Mounting the volume, on the other hand, will use the /sbin/mount command on either the /dev/pxd/pxdNNNNN device file (if this is a ReadWriteOnce (e.g. non-shared) access-mode volume) or on the first node where a shared volume attached (and this also exports the volume via NFS), and any OTHER node will then mount the NFS exported volume from the first. In a kubernetes-based environment (where Portworx Essentials is supported only as of today), the mount point on the filesystem will be within the kubelet’s pod working directory.
Now whether this approach of yours is the best way, we can’t say but if you want to give us a higher level view of what you’re trying to achieve, we can comment on whether the approach you’re going about is actually the best or if there’s another one you may not have considered.

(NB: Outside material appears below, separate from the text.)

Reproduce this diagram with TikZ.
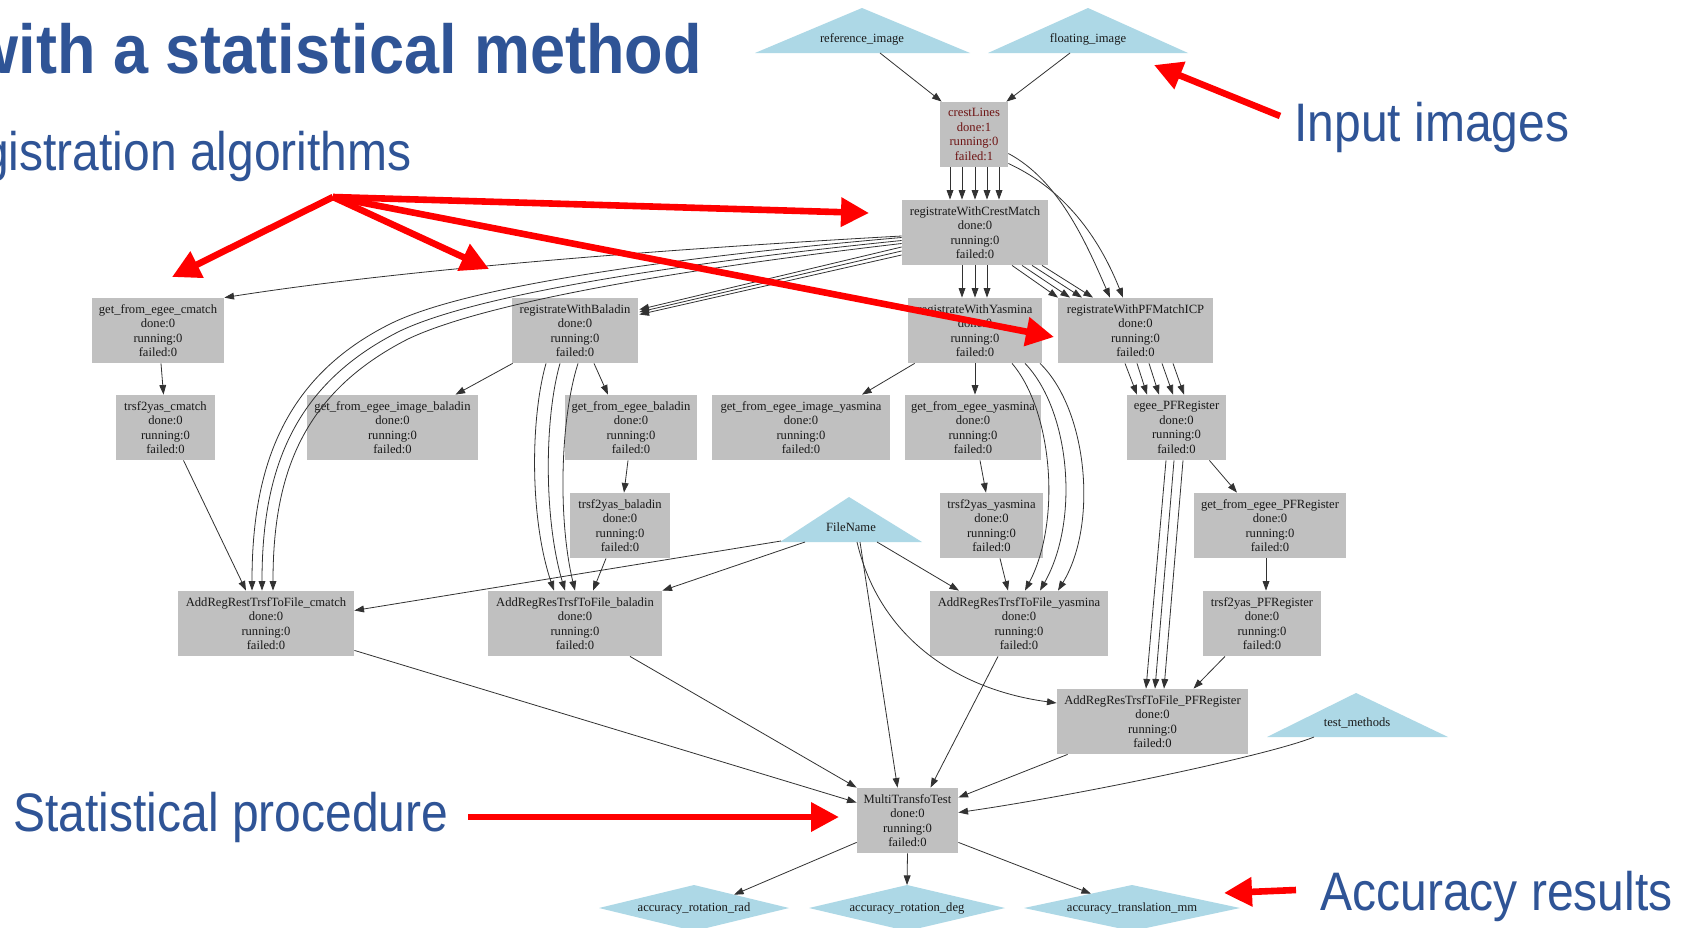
\documentclass[tikz,border=0pt]{standalone}
\usepackage{fontspec}
\setmainfont{Liberation Serif}
\newfontfamily\labelfont{Liberation Sans}
\usetikzlibrary{arrows.meta,calc}
\definecolor{slideblue}{RGB}{47,84,150}
\definecolor{jobgray}{RGB}{192,192,192}
\definecolor{datablue}{RGB}{173,216,230}
\definecolor{crestred}{RGB}{110,20,20}
\definecolor{edgecol}{RGB}{50,50,50}
\tikzset{
  jobbox/.style={fill=jobgray, inner sep=0pt, align=center, font=\fontsize{6.3}{7.25}\selectfont, text=black!90},
  datatext/.style={inner sep=0pt, font=\fontsize{6.3}{7.25}\selectfont, text=black!90},
  dep/.style={draw=edgecol, line width=0.4pt, -{Triangle[length=4.8pt,width=3.4pt]}},
  callout/.style={draw=red, line width=3.3pt, -{Triangle[length=14pt,width=14pt]}},
  slidelabel/.style={inner sep=0pt, text=slideblue, font=\labelfont\fontsize{24}{28}\selectfont},
}
\newcommand{\job}[6]{\node[jobbox, minimum width={(#4-#2)*0.5pt}, minimum height={(#5-#3)*0.5pt}] (#1) at ({(#2+#4)/2},{(#3+#5)/2}) {#6\\done:0\\running:0\\failed:0};}
\begin{document}
\begin{tikzpicture}[x=0.5pt,y=-0.5pt]
\useasboundingbox (0,0) rectangle (1686,927);
\fill[white] (0,0) rectangle (1686,927);

% ---- data (triangles / diamonds)
\fill[datablue] (755,53) -- (862,8) -- (970,53) -- cycle;
\node[datatext] (refimg) at (862,39) {reference\_image};
\fill[datablue] (988,53) -- (1088,8) -- (1188,53) -- cycle;
\node[datatext] (floatimg) at (1088,39) {floating\_image};
\fill[datablue] (780,542) -- (849,497) -- (922,542) -- cycle;
\node[datatext] (fn) at (851,527) {FileName};
\fill[datablue] (1267,737) -- (1356,693) -- (1448,737) -- cycle;
\node[datatext] (tm) at (1357,723) {test\_methods};
\fill[datablue] (599,908) -- (694,885) -- (789,908) -- (694,931) -- cycle;
\node[datatext] (accrad) at (694,908) {accuracy\_rotation\_rad};
\fill[datablue] (809,908) -- (907,885) -- (1005,908) -- (907,931) -- cycle;
\node[datatext] (accdeg) at (907,908) {accuracy\_rotation\_deg};
\fill[datablue] (1024,908) -- (1132,885) -- (1240,908) -- (1132,931) -- cycle;
\node[datatext] (accmm) at (1132,908) {accuracy\_translation\_mm};

% ---- jobs
\node[jobbox, text=crestred, minimum width=34pt, minimum height=32.5pt] (cl) at (974,134.5) {crestLines\\done:1\\running:0\\failed:1};
\job{cm}{902}{200}{1048}{265}{registrateWithCrestMatch}
\job{ry}{908}{298}{1042}{363}{registrateWithYasmina}
\job{rp}{1058}{298}{1213}{363}{registrateWithPFMatchICP}
\job{gc}{92}{298}{224}{363}{get\_from\_egee\_cmatch}
\job{rb}{512}{298}{638}{363}{registrateWithBaladin}
\job{tc}{116}{395}{215}{460}{trsf2yas\_cmatch}
\job{gib}{307}{395}{478}{460}{get\_from\_egee\_image\_baladin}
\job{gb}{565}{395}{697}{460}{get\_from\_egee\_baladin}
\job{giy}{712}{395}{890}{460}{get\_from\_egee\_image\_yasmina}
\job{gy}{905}{395}{1041}{460}{get\_from\_egee\_yasmina}
\job{ep}{1127}{395}{1226}{460}{egee\_PFRegister}
\job{tb}{570}{493}{670}{558}{trsf2yas\_baladin}
\job{ty}{940}{493}{1043}{558}{trsf2yas\_yasmina}
\job{gp}{1194}{493}{1346}{558}{get\_from\_egee\_PFRegister}
\job{ac}{178}{591}{354}{656}{AddRegRestTrsfToFile\_cmatch}
\job{ab}{488}{591}{662}{656}{AddRegResTrsfToFile\_baladin}
\job{ay}{930}{591}{1108}{656}{AddRegResTrsfToFile\_yasmina}
\job{tp}{1203}{591}{1321}{656}{trsf2yas\_PFRegister}
\job{ap}{1057}{689}{1248}{754}{AddRegResTrsfToFile\_PFRegister}
\job{mt}{857}{788}{958}{853}{MultiTransfoTest}

% ---- dependencies
\draw[dep] ([shift={(18,14)}]refimg.center) -- ([shift={(2,0)}]cl.north west);
\draw[dep] ([shift={(-18,14)}]floatimg.center) -- ([shift={(-2,0)}]cl.north east);
\foreach \a/\b in {-24/-25,-12/-13,1/0,13/12,25/24}
  \draw[dep] ([shift={(\a,0)}]cl.south) -- ([shift={(\b,0)}]cm.north);
\draw[dep] ([shift={(0,19)}]cl.east) .. controls (1058,180) and (1085,240) .. ([shift={(-25.5,0)}]rp.north);
\draw[dep] ([shift={(0,29)}]cl.east) .. controls (1070,192) and (1102,245) .. ([shift={(-12.5,0)}]rp.north);
\foreach \a/\b in {37/-77.5,47/-65.5,57/-53.5,67/-42.5}
  \draw[dep] ([shift={(\a,0)}]cm.south) -- ([shift={(\b,0)}]rp.north);
\foreach \a in {-13,0,12}
  \draw[dep] ([shift={(\a,0)}]cm.south) -- ([shift={(\a,0)}]ry.north);
\draw[dep] ([shift={(0,3.5)}]cm.west) .. controls (650,250) and (400,270) .. (gc.north east);
\draw[dep] ([shift={(0,5)}]cm.west) .. controls (700,255) and (475,283) .. (392,323) .. controls (282,377) and (252,470) .. ([shift={(-14,0)}]ac.north);
\draw[dep] ([shift={(0,8)}]cm.west) .. controls (700,261) and (482,292) .. (400,331) .. controls (292,385) and (262,472) .. ([shift={(-4,0)}]ac.north);
\draw[dep] ([shift={(0,11)}]cm.west) .. controls (700,267) and (490,300) .. (408,339) .. controls (302,393) and (273,475) .. ([shift={(7,0)}]ac.north);
\foreach \a/\b in {14.5/-21,18.5/-18.5,22.5/-16}
  \draw[dep] ([shift={(0,\a)}]cm.west) -- ([shift={(1,\b)}]rb.east);
\draw[dep] ([shift={(3,0)}]gc.south) -- ([shift={(-2,0)}]tc.north);
\draw[dep] ([shift={(18,0)}]tc.south) -- ([shift={(-20,0)}]ac.north);
\draw[dep] ([shift={(1,0)}]rb.south west) -- ([shift={(63,0)}]gib.north);
\draw[dep] ([shift={(19,0)}]rb.south) -- ([shift={(-23,0)}]gb.north);
\draw[dep] ([shift={(-29,0)}]rb.south) .. controls (530,420) and (530,520) .. ([shift={(-21,0)}]ab.north);
\draw[dep] ([shift={(-15,0)}]rb.south) .. controls (544,420) and (544,520) .. ([shift={(-10,0)}]ab.north);
\draw[dep] ([shift={(3,0)}]rb.south) .. controls (560,420) and (558,520) .. (ab.north);
\draw[dep] ([shift={(-3,0)}]gb.south) -- ([shift={(4,0)}]tb.north);
\draw[dep] ([shift={(-14,0)}]tb.south) -- ([shift={(18,0)}]ab.north);
\draw[dep] ([shift={(-70,14)}]fn.center) -- ([shift={(0,-13)}]ac.east);
\draw[dep] ([shift={(-46,15)}]fn.center) -- (ab.north east);
\draw[dep] ([shift={(26,15)}]fn.center) -- ([shift={(-60,0)}]ay.north);
\draw[dep] ([shift={(9,15)}]fn.center) -- ([shift={(-10,0)}]mt.north);
\draw[dep] ([shift={(6,15)}]fn.center) .. controls (880,640) and (960,690) .. ([shift={(0,-18.5)}]ap.west);
\draw[dep] ([shift={(7,0)}]ry.south west) -- ([shift={(61,0)}]giy.north);
\draw[dep] (ry.south) -- ([shift={(2,0)}]gy.north);
\draw[dep] ([shift={(37,0)}]ry.south) .. controls (1052,410) and (1062,520) .. ([shift={(6,0)}]ay.north);
\draw[dep] ([shift={(50,0)}]ry.south) .. controls (1070,410) and (1080,520) .. ([shift={(21,0)}]ay.north);
\draw[dep] ([shift={(65,0)}]ry.south) .. controls (1088,410) and (1098,525) .. ([shift={(39,0)}]ay.north);
\draw[dep] ([shift={(7,0)}]gy.south) -- ([shift={(-5.5,0)}]ty.north);
\draw[dep] ([shift={(8.5,0)}]ty.south) -- ([shift={(-11,0)}]ay.north);
\foreach \a/\b in {-10.5/-39.5,1.5/-29.5,13.5/-17.5,26.5/-3.5,37.5/7.5}
  \draw[dep] ([shift={(\a,0)}]rp.south) -- ([shift={(\b,0)}]ep.north);
\foreach \a/\b in {-10.5/-6.5,-2.5/2.5,6.5/11.5}
  \draw[dep] ([shift={(\a,0)}]ep.south) -- ([shift={(\b,0)}]ap.north);
\draw[dep] ([shift={(-17,0)}]ep.south east) -- ([shift={(-33,0)}]gp.north);
\draw[dep] ([shift={(-4,0)}]gp.south) -- ([shift={(4,0)}]tp.north);
\draw[dep] ([shift={(-37,0)}]tp.south) -- ([shift={(41,0)}]ap.north);
\draw[dep] ([shift={(0,-6)}]ac.south east) -- ([shift={(0,-18)}]mt.west);
\draw[dep] ([shift={(55,0)}]ab.south) -- (mt.north west);
\draw[dep] ([shift={(-21,0)}]ay.south) -- ([shift={(23,0)}]mt.north);
\draw[dep] ([shift={(11,0)}]ap.south west) -- ([shift={(0,-23)}]mt.east);
\draw[dep] ([shift={(-43,14)}]tm.center) .. controls (1270,755) and (1080,795) .. ([shift={(0,-8)}]mt.east);
\draw[dep] ([shift={(0,-11)}]mt.south west) -- ([shift={(40,-13.3)}]accrad.center);
\draw[dep] (mt.south) -- ([shift={(0,-23)}]accdeg.center);
\draw[dep] ([shift={(0,-11)}]mt.south east) -- ([shift={(-41,-14.3)}]accmm.center);

% ---- slide texts
\node[inner sep=0pt, anchor=base east, text=slideblue, font=\labelfont\bfseries\fontsize{31.5}{35}\selectfont] (title) at (702,73) {\scalebox{1}[1.1]{with a statistical method}};
\node[slidelabel, anchor=base east] (reglbl) at (412,170) {\scalebox{1}[1.13]{registration algorithms}};
\node[slidelabel, anchor=base west] (inlbl) at (1294,141) {\scalebox{1}[1.13]{Input images}};
\node[slidelabel, anchor=base west] (statlbl) at (13,831) {\scalebox{1}[1.13]{Statistical procedure}};
\node[slidelabel, anchor=base west] (acclbl) at (1320,910) {\scalebox{1}[1.13]{Accuracy results}};

% ---- red callouts
\coordinate (inA) at (1280,116);
\coordinate (inB) at (1154,65);
\coordinate (hub) at (333,197);
\coordinate (tipGC) at (172,277);
\coordinate (tipRB) at (489,269);
\coordinate (tipCM) at (869,213);
\coordinate (tipRP) at (1054,337);
\coordinate (stA) at (468,817);
\coordinate (stB) at (839,817);
\coordinate (acA) at (1296,890);
\coordinate (acB) at (1224,893);
\draw[callout] (inA) -- (inB);
\draw[callout] (hub) -- (tipGC);
\draw[callout] (hub) -- (tipRB);
\draw[callout] (hub) -- (tipCM);
\draw[callout] (hub) -- (tipRP);
\draw[callout] (stA) -- (stB);
\draw[callout] (acA) -- (acB);
\end{tikzpicture}
\end{document}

Sorry, probably I was confused by using “–shared” key, which provides ability to create block devices on different nodes from the same volume.
My goals as following:
I’m good with sharing the same volume inside docker container, running as a swarm service instance.
For host level usage, I’m using a simple scenario to achieve high availability for sharing a directory via nfs. My plan was to mount the volume and to run nfs server on multiple nodes. The HA is provided by keepalive service, that switches Virtual IP between nodes based on the volume accessibility. That works just fine with “–shared” key used with volume creation, except very poor performance that was my initial question.
If Portworx utilizes NFS for internal sharing, can I just mount a volume directly from Portworx trough NFS, instead of mounting the volume locally and creating another NFS export?
We support accessing the exported the volume via NFS outside portworx if you use one of the following options:
either to allow it to be consumed by any IP, add this to the storageclass (or as a label when using pxctl volume create/update) allow_all_ips=true - requires version 2.3.2 or higher
alternatively to specify exactly which IP can access it, use this: allow_ips=ip1;ip2 - requires version 2.6.0 or higher
The exact share name can be queried from the node where it’s attached in its /etc/exports (which is a standard NFS file for this configuration), based on the (numeric) volumeID.
However i am not sure if your keepalived service will work well, as remember, a volume can only be attached on one node at a time (and this node is the one who does the NFS exporting in the case of volume types of sharedv4)
Thank you a lot for your suggestion. Your help is very valuable!
The last concern that you mentioned has a workaround by running a dummy container that mounts the volume usual way on each of the Protworx cluster nodes. In this case I have the volume available on the host machine in /var/lib/osd/mounts directory as well.
The last question. After installation of Portworx OCI bundle, creating the cluster and starting the service, my /etc/exports file on the host machine is being overwritten from time to time with the empty one. Is it a way to prevent this without using immutable attribute on the file?